What's more, these news stars -- whom the networks must keep happy at all costs -- are wielding more and more power behind the scenes. CBS's Rather, who is managing editor of the CBS Evening News as well as its anchor, is a force to reckon with at CBS News, with a major say in the assignment of reporters and even news executives. NBC's Brokaw too has been accused of becoming an "anchor monster," of engineering the departure of former News president Lawrence Grossman and of being reluctant to yield the spotlight to correspondents who might threaten him, such as Chris Wallace (who has left the network for ABC's Prime Time Live). In order to keep Nightline's Ted Koppel happy, ABC gave him an unprecedented contract that allowed him to set up a production company and make news specials both for ABC and for independent distribution.
The anchors insist that their power has been overrated. "Careers did not go into decline at NBC because anyone argued with me," says Brokaw. "I protected Chris Wallace. I said it was a mistake to lose him." CBS News president David Burke has clipped Rather's wings a bit by shifting some of the anchorman's supporters out of key executive positions.
Then there is the problem of what to do when stars collide. Sawyer and Rather are a case in point. The CBS anchorman insists that he did not prevent Sawyer from anchoring the CBS Evening News and that he even told her she would % be considered the front runner if the network decided he needed a co-anchor.

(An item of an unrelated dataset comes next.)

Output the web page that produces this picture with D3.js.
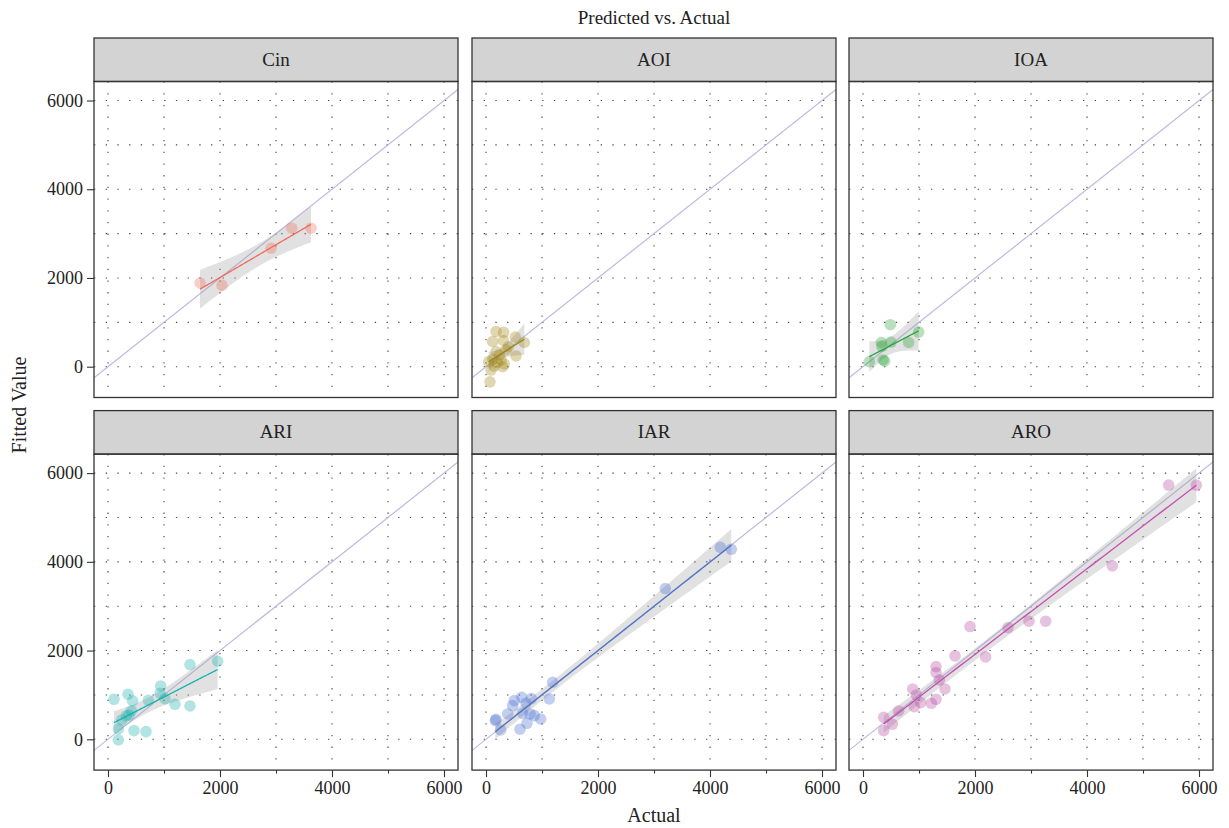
<!DOCTYPE html>
<html><head><meta charset="utf-8">
<script src="https://cdn.jsdelivr.net/npm/d3@7"></script>
<style>body{margin:0;background:#fff}svg{display:block}</style>
</head><body>
<svg id="c" width="1229" height="828"></svg>
<script>
// ---- data ----
const facets = ["Cin", "AOI", "IOA", "ARI", "IAR", "ARO"];
const cinActual = [1643, 2036, 2911, 3280, 3625];
const cinFitted = [1887, 1833, 2670, 3122, 3122];
const aoiActual = [179, 315, 119, 310, 524, 685, 179, 357, 536, 48, 119, 268, 327, 89, 149, 71, 298, 238, 400, 200];
const aoiFitted = [795, 773, 568, 591, 667, 545, 341, 379, 242, 114, 167, 152, 61, -76, 15, -341, 0, 265, 450, 90];
const ioaActual = [488, 994, 327, 500, 815, 339, 113, 357, 387];
const ioaFitted = [947, 780, 545, 553, 545, 455, 114, 152, 129];
const ariActual = [107, 357, 440, 185, 185, 464, 679, 244, 327, 417, 720, 940, 929, 1018, 1196, 1464, 1464, 1958, 375];
const ariFitted = [902, 1015, 865, 233, -15, 195, 173, 436, 526, 639, 880, 1203, 1038, 917, 789, 752, 1684, 1759, 549];
const iarActual = [3202, 1190, 1131, 637, 810, 506, 476, 714, 387, 655, 786, 863, 976, 732, 607, 179, 167, 262, 4184, 4380];
const iarFitted = [3398, 1286, 910, 947, 917, 872, 759, 812, 571, 586, 571, 534, 459, 361, 226, 451, 421, 211, 4328, 4282];
const aroActual = [5458, 5952, 4452, 2964, 3262, 2589, 1911, 2190, 1643, 1304, 1304, 1363, 1464, 887, 952, 1030, 917, 1220, 1304, 637, 369, 524, 369];
const aroFitted = [5729, 5729, 3910, 2662, 2662, 2519, 2541, 1857, 1880, 1639, 1504, 1338, 1135, 1135, 1000, 827, 737, 812, 902, 639, 496, 338, 195];
const xTicks = [0, 2000, 4000, 6000];
const xMinorTicks = [1000, 3000, 5000];
const yTicks = [0, 2000, 4000, 6000];
const gridValues = [0, 1000, 2000, 3000, 4000, 5000, 6000];
const pointColors = ["#EE6B55", "#A08410", "#22A032", "#12AAAA", "#4168CC", "#B0409A"];
const lineColors = ["#F06A5E", "#9C8414", "#1FA83E", "#11B3B3", "#4F74CC", "#C64DB4"];
const titleText = "Predicted vs. Actual";
const xTitle = "Actual";
const yTitle = "Fitted Value";

const series = [
  [cinActual, cinFitted], [aoiActual, aoiFitted], [ioaActual, ioaFitted],
  [ariActual, ariFitted], [iarActual, iarFitted], [aroActual, aroFitted]
];

// ---- layout ----
const FONT = "'Liberation Serif','DejaVu Serif',serif";
const colLeft = [94, 472, 849];
const panelW = 364;
const rowTop = [38, 410.6];
const stripH = 43.5;
const plotH = 316;

const svg = d3.select("#c");
const defs = svg.append("defs");

function tQuant(df) {
  const z = 1.959964;
  return z + (z**3 + z) / (4 * df) + (5 * z**5 + 16 * z**3 + 3 * z) / (96 * df * df)
    + (3 * z**7 + 19 * z**5 + 17 * z**3 - 15 * z) / (384 * df ** 3);
}

function lmFit(xs, ys) {
  const n = xs.length;
  const mx = d3.mean(xs), my = d3.mean(ys);
  let sxx = 0, sxy = 0;
  for (let i = 0; i < n; i++) { sxx += (xs[i] - mx) ** 2; sxy += (xs[i] - mx) * (ys[i] - my); }
  const b = sxy / sxx, a = my - b * mx;
  let sse = 0;
  for (let i = 0; i < n; i++) sse += (ys[i] - a - b * xs[i]) ** 2;
  const s = Math.sqrt(sse / (n - 2));
  const t = tQuant(n - 2);
  const [lo, hi] = d3.extent(xs);
  const pts = d3.range(81).map(i => {
    const x = lo + (hi - lo) * i / 80;
    const yh = a + b * x;
    const se = s * Math.sqrt(1 / n + (x - mx) ** 2 / sxx);
    return { x, y: yh, lo: yh - t * se, hi: yh + t * se };
  });
  return pts;
}

facets.forEach((name, k) => {
  const col = k % 3, row = Math.floor(k / 3);
  const L = colLeft[col];
  const sTop = rowTop[row];
  const pTop = sTop + stripH;
  const pBot = pTop + plotH;
  const x = d3.scaleLinear().domain([0, 6000]).range([L + 14, L + 350]);
  const y = d3.scaleLinear().domain([0, 6000]).range([pTop + 285.2, pTop + 19]);
  const xDom = [x.invert(L), x.invert(L + panelW)];
  const g = svg.append("g");

  defs.append("clipPath").attr("id", "clip" + k)
    .append("rect").attr("x", L).attr("y", pTop).attr("width", panelW).attr("height", plotH);

  // strip
  g.append("rect").attr("x", L).attr("y", sTop).attr("width", panelW).attr("height", stripH)
    .attr("fill", "#d3d3d3").attr("stroke", "#333").attr("stroke-width", 1.3);
  g.append("text").attr("x", L + panelW / 2).attr("y", sTop + stripH / 2 + 6)
    .attr("text-anchor", "middle").attr("font-family", FONT).attr("font-size", 19)
    .attr("fill", "#222").text(name);

  const inner = g.append("g").attr("clip-path", `url(#clip${k})`);
  // grid
  inner.selectAll("line.gh").data(gridValues).join("line")
    .attr("x1", L).attr("x2", L + panelW).attr("y1", d => y(d)).attr("y2", d => y(d))
    .attr("stroke", "#444").attr("stroke-width", 1.1).attr("stroke-dasharray", "1.3,10.4");
  inner.selectAll("line.gv").data(gridValues).join("line")
    .attr("y1", pTop).attr("y2", pBot).attr("x1", d => x(d)).attr("x2", d => x(d))
    .attr("stroke", "#444").attr("stroke-width", 1.1).attr("stroke-dasharray", "1.3,10.4");

  // identity line
  inner.append("line")
    .attr("x1", x(xDom[0])).attr("y1", y(xDom[0])).attr("x2", x(xDom[1])).attr("y2", y(xDom[1]))
    .attr("stroke", "#bdb9e0").attr("stroke-width", 1.2);

  const [xs, ys] = series[k];
  const fit = lmFit(xs, ys);
  inner.append("path").datum(fit)
    .attr("d", d3.area().x(d => x(d.x)).y0(d => y(d.lo)).y1(d => y(d.hi)))
    .attr("fill", "#9a9a9a").attr("fill-opacity", 0.3);

  inner.selectAll("circle").data(xs.map((v, i) => [v, ys[i]])).join("circle")
    .attr("cx", d => x(d[0])).attr("cy", d => y(d[1])).attr("r", 5.8)
    .attr("fill", pointColors[k]).attr("fill-opacity", 0.32);

  inner.append("path").datum(fit)
    .attr("d", d3.line().x(d => x(d.x)).y(d => y(d.y)))
    .attr("fill", "none").attr("stroke", lineColors[k]).attr("stroke-width", 1.3);

  // panel border
  g.append("rect").attr("x", L).attr("y", pTop).attr("width", panelW).attr("height", plotH)
    .attr("fill", "none").attr("stroke", "#333").attr("stroke-width", 1.3);

  // axes
  if (row === 1) {
    const ax = g.append("g").attr("transform", `translate(0,${pBot})`)
      .call(d3.axisBottom(x).tickValues(xTicks).tickSize(7).tickSizeOuter(0).tickPadding(4).tickFormat(d3.format("d")));
    ax.select(".domain").remove();
    ax.selectAll("line").attr("stroke", "#333").attr("stroke-width", 1.1);
    ax.selectAll("text").attr("font-family", FONT).attr("font-size", 18).attr("fill", "#222");
    const axm = g.append("g").attr("transform", `translate(0,${pBot})`)
      .call(d3.axisBottom(x).tickValues(xMinorTicks).tickSize(3.5).tickSizeOuter(0).tickFormat(""));
    axm.select(".domain").remove();
    axm.selectAll("line").attr("stroke", "#333").attr("stroke-width", 1.1);
  }
  if (col === 0) {
    const ay = g.append("g").attr("transform", `translate(${L},0)`)
      .call(d3.axisLeft(y).tickValues(yTicks).tickSize(7).tickSizeOuter(0).tickPadding(4).tickFormat(d3.format("d")));
    ay.select(".domain").remove();
    ay.selectAll("line").attr("stroke", "#333").attr("stroke-width", 1.1);
    ay.selectAll("text").attr("font-family", FONT).attr("font-size", 18).attr("fill", "#222");
  }
});

svg.append("text").attr("x", 654).attr("y", 24).attr("text-anchor", "middle")
  .attr("font-family", FONT).attr("font-size", 19).attr("fill", "#222").text(titleText);
svg.append("text").attr("x", 654).attr("y", 822).attr("text-anchor", "middle")
  .attr("font-family", FONT).attr("font-size", 20).attr("fill", "#222").text(xTitle);
svg.append("text").attr("transform", "translate(26,405) rotate(-90)").attr("text-anchor", "middle")
  .attr("font-family", FONT).attr("font-size", 20).attr("fill", "#222").text(yTitle);
</script>
</body></html>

Those close to Rather, however, are skeptical that he -- or either of the other two network anchormen -- would willingly agree to share his platform with a dynamic female like Sawyer.

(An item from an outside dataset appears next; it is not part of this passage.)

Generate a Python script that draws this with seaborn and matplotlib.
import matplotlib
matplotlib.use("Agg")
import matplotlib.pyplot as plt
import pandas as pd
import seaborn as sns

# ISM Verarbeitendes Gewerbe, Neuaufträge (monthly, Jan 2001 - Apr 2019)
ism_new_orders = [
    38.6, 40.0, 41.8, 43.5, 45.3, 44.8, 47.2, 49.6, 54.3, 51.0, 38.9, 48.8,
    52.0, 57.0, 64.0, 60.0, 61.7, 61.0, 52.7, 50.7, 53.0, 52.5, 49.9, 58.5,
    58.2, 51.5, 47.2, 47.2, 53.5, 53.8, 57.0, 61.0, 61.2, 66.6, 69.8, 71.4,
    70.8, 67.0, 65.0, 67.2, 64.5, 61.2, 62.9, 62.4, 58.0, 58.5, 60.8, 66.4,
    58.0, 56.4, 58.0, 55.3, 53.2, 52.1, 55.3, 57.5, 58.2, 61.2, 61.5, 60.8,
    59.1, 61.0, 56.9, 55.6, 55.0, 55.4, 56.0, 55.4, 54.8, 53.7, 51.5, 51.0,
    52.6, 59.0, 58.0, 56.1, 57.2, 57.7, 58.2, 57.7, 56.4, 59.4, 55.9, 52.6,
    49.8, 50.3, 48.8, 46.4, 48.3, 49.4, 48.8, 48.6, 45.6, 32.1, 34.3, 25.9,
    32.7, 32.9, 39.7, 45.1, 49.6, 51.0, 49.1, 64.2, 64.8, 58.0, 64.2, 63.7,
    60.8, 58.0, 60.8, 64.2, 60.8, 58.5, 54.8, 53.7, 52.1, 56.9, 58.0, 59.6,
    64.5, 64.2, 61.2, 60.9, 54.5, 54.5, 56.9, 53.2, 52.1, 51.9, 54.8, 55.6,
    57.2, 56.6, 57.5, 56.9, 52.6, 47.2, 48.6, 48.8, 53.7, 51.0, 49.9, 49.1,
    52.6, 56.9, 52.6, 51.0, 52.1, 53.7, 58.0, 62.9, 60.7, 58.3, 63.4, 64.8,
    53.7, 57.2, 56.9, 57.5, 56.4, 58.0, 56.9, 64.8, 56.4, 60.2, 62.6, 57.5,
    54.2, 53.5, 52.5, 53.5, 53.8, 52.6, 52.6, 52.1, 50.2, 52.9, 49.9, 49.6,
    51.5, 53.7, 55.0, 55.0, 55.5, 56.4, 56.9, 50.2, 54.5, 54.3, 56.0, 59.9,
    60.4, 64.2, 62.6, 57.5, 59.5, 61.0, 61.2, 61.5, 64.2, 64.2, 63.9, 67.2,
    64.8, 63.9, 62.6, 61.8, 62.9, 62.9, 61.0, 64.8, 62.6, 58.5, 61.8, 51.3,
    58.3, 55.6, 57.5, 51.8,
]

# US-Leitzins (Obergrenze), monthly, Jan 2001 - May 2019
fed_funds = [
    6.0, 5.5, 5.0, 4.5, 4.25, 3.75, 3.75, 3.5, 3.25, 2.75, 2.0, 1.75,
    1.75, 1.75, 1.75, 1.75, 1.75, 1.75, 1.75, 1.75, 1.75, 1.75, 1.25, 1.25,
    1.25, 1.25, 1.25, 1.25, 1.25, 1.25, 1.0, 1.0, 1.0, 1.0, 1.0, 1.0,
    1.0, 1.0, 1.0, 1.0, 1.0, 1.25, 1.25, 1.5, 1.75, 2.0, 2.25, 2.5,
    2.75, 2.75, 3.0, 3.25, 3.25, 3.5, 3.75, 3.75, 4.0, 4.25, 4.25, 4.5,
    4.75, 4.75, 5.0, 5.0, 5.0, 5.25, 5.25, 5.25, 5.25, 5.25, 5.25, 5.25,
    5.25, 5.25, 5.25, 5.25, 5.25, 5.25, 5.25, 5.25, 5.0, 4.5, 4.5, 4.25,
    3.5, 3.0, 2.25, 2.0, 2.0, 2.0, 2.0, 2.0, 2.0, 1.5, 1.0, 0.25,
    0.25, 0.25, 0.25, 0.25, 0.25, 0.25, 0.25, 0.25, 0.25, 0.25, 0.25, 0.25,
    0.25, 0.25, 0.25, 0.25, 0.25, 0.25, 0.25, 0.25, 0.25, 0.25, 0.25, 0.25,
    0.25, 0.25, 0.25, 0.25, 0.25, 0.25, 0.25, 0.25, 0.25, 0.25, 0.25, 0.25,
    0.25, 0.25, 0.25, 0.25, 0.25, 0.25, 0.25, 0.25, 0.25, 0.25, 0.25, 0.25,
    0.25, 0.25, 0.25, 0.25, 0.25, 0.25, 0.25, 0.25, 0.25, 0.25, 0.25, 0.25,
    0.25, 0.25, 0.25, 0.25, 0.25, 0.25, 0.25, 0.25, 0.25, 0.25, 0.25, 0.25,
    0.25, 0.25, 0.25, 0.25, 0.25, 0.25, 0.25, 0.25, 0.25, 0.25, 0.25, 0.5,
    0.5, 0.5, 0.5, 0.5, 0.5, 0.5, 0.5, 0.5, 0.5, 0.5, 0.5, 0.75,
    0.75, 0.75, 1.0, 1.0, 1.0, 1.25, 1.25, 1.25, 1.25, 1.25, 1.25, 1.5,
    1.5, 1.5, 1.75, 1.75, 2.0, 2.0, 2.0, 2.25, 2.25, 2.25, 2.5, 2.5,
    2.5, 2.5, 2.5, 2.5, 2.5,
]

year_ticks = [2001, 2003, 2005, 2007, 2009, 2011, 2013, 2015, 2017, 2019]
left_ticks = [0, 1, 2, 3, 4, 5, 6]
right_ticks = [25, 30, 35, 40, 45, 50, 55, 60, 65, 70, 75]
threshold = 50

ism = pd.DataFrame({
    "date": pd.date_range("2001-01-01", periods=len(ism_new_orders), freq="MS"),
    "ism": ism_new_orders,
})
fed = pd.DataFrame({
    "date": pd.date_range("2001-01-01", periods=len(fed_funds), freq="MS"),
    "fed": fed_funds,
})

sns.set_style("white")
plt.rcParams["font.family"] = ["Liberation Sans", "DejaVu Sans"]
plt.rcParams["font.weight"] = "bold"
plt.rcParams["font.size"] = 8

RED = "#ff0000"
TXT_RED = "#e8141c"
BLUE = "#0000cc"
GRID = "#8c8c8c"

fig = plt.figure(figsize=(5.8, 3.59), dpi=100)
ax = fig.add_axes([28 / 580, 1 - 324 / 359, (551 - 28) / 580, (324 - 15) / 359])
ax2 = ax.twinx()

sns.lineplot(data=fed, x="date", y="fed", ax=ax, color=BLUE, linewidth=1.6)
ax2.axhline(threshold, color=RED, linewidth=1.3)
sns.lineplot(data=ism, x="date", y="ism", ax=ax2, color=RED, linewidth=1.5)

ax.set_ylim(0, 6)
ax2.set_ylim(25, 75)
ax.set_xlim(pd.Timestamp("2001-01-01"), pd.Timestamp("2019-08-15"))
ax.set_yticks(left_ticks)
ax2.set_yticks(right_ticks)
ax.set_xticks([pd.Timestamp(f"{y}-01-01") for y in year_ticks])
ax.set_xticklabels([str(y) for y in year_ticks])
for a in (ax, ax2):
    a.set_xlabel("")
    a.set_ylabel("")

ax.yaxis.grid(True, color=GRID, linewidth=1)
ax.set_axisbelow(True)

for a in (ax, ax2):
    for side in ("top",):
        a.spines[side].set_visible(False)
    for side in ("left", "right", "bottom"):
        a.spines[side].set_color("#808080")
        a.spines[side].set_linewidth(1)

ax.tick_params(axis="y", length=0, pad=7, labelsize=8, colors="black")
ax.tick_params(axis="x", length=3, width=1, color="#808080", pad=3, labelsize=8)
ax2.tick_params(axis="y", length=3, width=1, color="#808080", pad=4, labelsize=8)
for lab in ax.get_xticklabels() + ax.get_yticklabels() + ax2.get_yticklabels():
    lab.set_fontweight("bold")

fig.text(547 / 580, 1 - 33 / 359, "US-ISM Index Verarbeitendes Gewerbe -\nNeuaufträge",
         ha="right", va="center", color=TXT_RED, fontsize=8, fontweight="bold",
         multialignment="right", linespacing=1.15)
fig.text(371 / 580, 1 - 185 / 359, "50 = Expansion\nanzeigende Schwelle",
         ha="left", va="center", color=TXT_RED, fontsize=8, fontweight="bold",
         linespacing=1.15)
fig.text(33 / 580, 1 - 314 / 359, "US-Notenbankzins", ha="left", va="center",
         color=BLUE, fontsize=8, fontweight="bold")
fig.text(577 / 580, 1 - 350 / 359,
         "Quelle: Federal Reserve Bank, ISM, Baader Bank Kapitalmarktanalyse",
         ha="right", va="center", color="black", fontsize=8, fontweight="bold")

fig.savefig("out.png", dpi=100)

Sawyer has proved that she can fend for herself in the corridors of power. Her determination to reach the top rung on the network ladder has been matched by her adeptness at making the right moves on the way up. That political savvy probably dates from her Louisville childhood. Her father was a Republican county executive active in state politics; her mother was a teacher. At 17, Diane won the America's Junior Miss competition. Her talent: reading an original poem about the Civil War and singing songs representing the North and South. A newspaper account at the time described Sawyer as a straight-A student who "wants to study foreign languages, for a possible career in diplomatic and foreign service. Her other interests include journalism."